Lors de son audition par votre commission des Lois, M. Jean-François Burgelin, procureur général près la Cour de cassation, a indiqué que des conversations avec des jurés montraient que la participation à une session de cour d'assises pouvait être la cause d'un trouble et d'un traumatisme profonds et difficiles à assumer pour de jeunes majeurs.

Par ailleurs, comme l'a notamment fait observer Me Hervé Témime, président de l'association des avocats pénalistes, vingt-trois ans peut déjà représenter un âge à peine suffisant pour comprendre et assumer tous les enjeux et la gravité des décisions d'une cour d'assises.

Tel est d'ailleurs le sentiment quasi-unanime des anciens jurés et des praticiens des cours d'assises.

Ainsi, M. Pierre Copie, président de l'association des anciens jurés de la cour d'assises du Nord (qui rassemble 500 personnes), a indiqué que son association s'était prononcée à l'unanimité contre l'âge de dix-huit ans.

M. Dominique Riboulleau, président de la cour d'assises des Landes, a également souligné que, selon une enquête réalisée auprès des anciens jurés de ce département, l'unanimité s'était dégagée en faveur du maintien du droit actuel.

Comme l'a rappelé notre très estimé collègue M. Christian Bonnet, des études sociologiques ont établi que les individus deviendraient aujourd'hui adolescents de plus en plus tôt mais adultes de plus en plus tard.

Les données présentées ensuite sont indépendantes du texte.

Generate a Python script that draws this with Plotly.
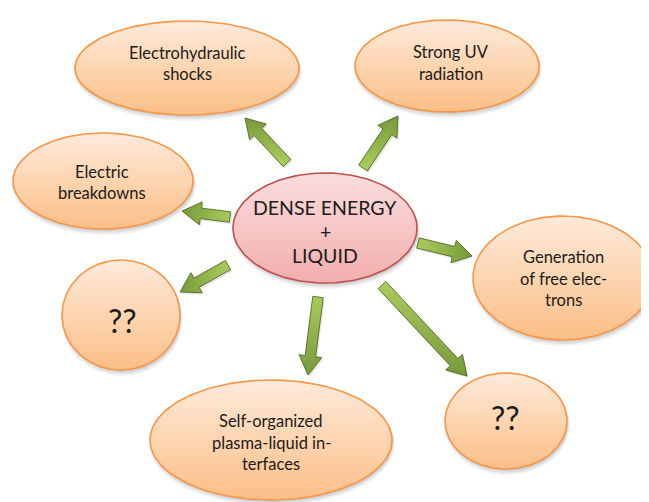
import numpy as np
import plotly.graph_objects as go

# ---- content ----
node_labels = [
    "Electrohydraulic<br>shocks",
    "Strong UV<br>radiation",
    "Electric<br>breakdowns",
    "Generation<br>of free elec-<br>trons",
    "??",
    "Self-organized<br>plasma-liquid in-<br>terfaces",
    "??",
]
center_label = "DENSE ENERGY<br>+<br>LIQUID"

# ---- layout of the diagram (pixel space, y downwards) ----
node_cx = [187, 447, 103, 563, 121, 271, 506]
node_cy = [68, 66, 181, 278, 315, 440, 421]
node_rx = [112, 92, 90, 90, 59, 121, 61]
node_ry = [47, 46, 48, 62, 55, 60, 48]
label_x = [187, 451, 102, 563, 122, 271, 505]
label_y = [63.5, 63, 182.5, 278.5, 320, 442.5, 417]
label_size = [16.5, 16.5, 16.5, 16.5, 32, 16.5, 32]

center_xy = (325, 228)
center_r = (92, 55)
center_label_xy = (325, 231.5)

arrow_tail_x = [287, 363, 230, 228, 318, 382, 418]
arrow_tail_y = [163, 168, 217, 265, 297, 285, 243]
arrow_tip_x = [245, 398, 182, 180, 308, 467, 472]
arrow_tip_y = [118, 116, 211, 292, 375, 376, 256]

SHAFT_W, HEAD_W, HEAD_L = 10.5, 23, 19
W, H = 649, 502
PAGE_MARGIN = 8  # default body margin of the html page
FONT = "Lato, Carlito, Calibri, sans-serif"

fig = go.Figure()


def ellipse_pts(cx, cy, rx, ry, n=160):
    t = np.linspace(0, 2 * np.pi, n)
    return cx + rx * np.cos(t), cy + ry * np.sin(t)


def add_ellipse(cx, cy, rx, ry, top, mid, bottom, line):
    # soft shadow
    for dy, grow, a in [(4, 2, 0.05), (3, 1, 0.07), (2, 0, 0.08)]:
        sx, sy = ellipse_pts(cx + 1, cy + dy, rx + grow, ry + grow)
        fig.add_trace(go.Scatter(x=sx, y=sy, mode="lines", fill="toself",
                                 fillcolor=f"rgba(0,0,0,{a})", line=dict(width=0),
                                 hoverinfo="skip", showlegend=False))
    x, y = ellipse_pts(cx, cy, rx, ry)
    fig.add_trace(go.Scatter(
        x=x, y=y, mode="lines", fill="toself",
        fillgradient=dict(type="vertical",
                          colorscale=[[0, top], [0.5, mid], [1, bottom]],
                          start=cy - ry, stop=cy + ry),
        line=dict(color=line, width=1.6),
        hoverinfo="skip", showlegend=False))


def add_arrow(x0, y0, x1, y1):
    dx, dy = x1 - x0, y1 - y0
    L = np.hypot(dx, dy)
    ux, uy = dx / L, dy / L
    px, py = -uy, ux
    bx, by = x1 - ux * HEAD_L, y1 - uy * HEAD_L
    hs, hh = SHAFT_W / 2, HEAD_W / 2
    pts = [
        (x0 + px * hs, y0 + py * hs),
        (bx + px * hs, by + py * hs),
        (bx + px * hh, by + py * hh),
        (x1, y1),
        (bx - px * hh, by - py * hh),
        (bx - px * hs, by - py * hs),
        (x0 - px * hs, y0 - py * hs),
        (x0 + px * hs, y0 + py * hs),
    ]
    xs = [p[0] for p in pts]
    ys = [p[1] for p in pts]
    # shadow
    fig.add_trace(go.Scatter(x=[v + 1.5 for v in xs], y=[v + 2 for v in ys], mode="lines",
                             fill="toself", fillcolor="rgba(0,0,0,0.10)", line=dict(width=0),
                             hoverinfo="skip", showlegend=False))
    if abs(dx) > abs(dy):
        gtype, s, e = "horizontal", x0, x1
    else:
        gtype, s, e = "vertical", y0, y1
    cs = [[0, "#A9CB5C"], [1, "#78993A"]]
    if s > e:
        s, e = e, s
        cs = [[0, "#78993A"], [1, "#A9CB5C"]]
    fig.add_trace(go.Scatter(
        x=xs, y=ys, mode="lines", fill="toself",
        fillgradient=dict(type=gtype, colorscale=cs, start=s, stop=e),
        line=dict(color="#4E6B24", width=0.9),
        hoverinfo="skip", showlegend=False))


def add_label(text, x, y, size, gap):
    lines = text.split("<br>")
    n = len(lines)
    for i, ln in enumerate(lines):
        fig.add_annotation(x=x, y=y + (i - (n - 1) / 2) * gap, text=ln,
                           showarrow=False, xref="x", yref="y",
                           xanchor="center", yanchor="middle",
                           font=dict(family=FONT, size=size, color="#1b1b1b"))


# outer nodes
for i in range(len(node_labels)):
    add_ellipse(node_cx[i], node_cy[i], node_rx[i], node_ry[i],
                "#FEEADB", "#FDD5B0", "#FBBE87", "#F79646")

# arrows
for i in range(len(arrow_tail_x)):
    add_arrow(arrow_tail_x[i], arrow_tail_y[i], arrow_tip_x[i], arrow_tip_y[i])

# center node
add_ellipse(center_xy[0], center_xy[1], center_r[0], center_r[1],
            "#FADCDC", "#F7C6C6", "#F2AEAE", "#C0504D")

for i in range(len(node_labels)):
    add_label(node_labels[i], label_x[i], label_y[i], label_size[i], 21.5)
add_label(center_label, center_label_xy[0], center_label_xy[1], 19.5, 24)

# the page has an 8px body margin: size the figure to fit the window and
# offset the ranges so that data units equal window pixels
fig.update_layout(
    width=W - PAGE_MARGIN, height=H - PAGE_MARGIN,
    margin=dict(l=0, r=0, t=0, b=0),
    paper_bgcolor="white", plot_bgcolor="white",
    xaxis=dict(range=[PAGE_MARGIN, W], visible=False, fixedrange=True),
    yaxis=dict(range=[H, PAGE_MARGIN], visible=False, fixedrange=True),
    showlegend=False,
)

fig.write_html("out.html")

Des considérations pratiques ont également été avancées, notamment par Me Bernard Vatier, bâtonnier de Paris, qui a fait observer que faire siéger plusieurs jours, voire plusieurs semaines, des jeunes gens scolarisés ou poursuivant des études universitaires risquait de leur poser de nombreuses difficultés pratiques.

Enfin, le parallèle avec le droit de vote a d'une manière générale été considéré comme peu pertinent. Au demeurant, comme l'a fait valoir M. Jean-François Deniau, si un parallèle devait être établi, il conviendrait de le faire par référence à l'âge exigé pour l'accès à certaines fonctions électives plutôt que par référence à l'âge conférant le droit de vote.

Toutes ces considérations conduisent votre commission à vous proposer de maintenir à vingt-trois ans l'âge minimum requis pour exercer les fonctions de juré.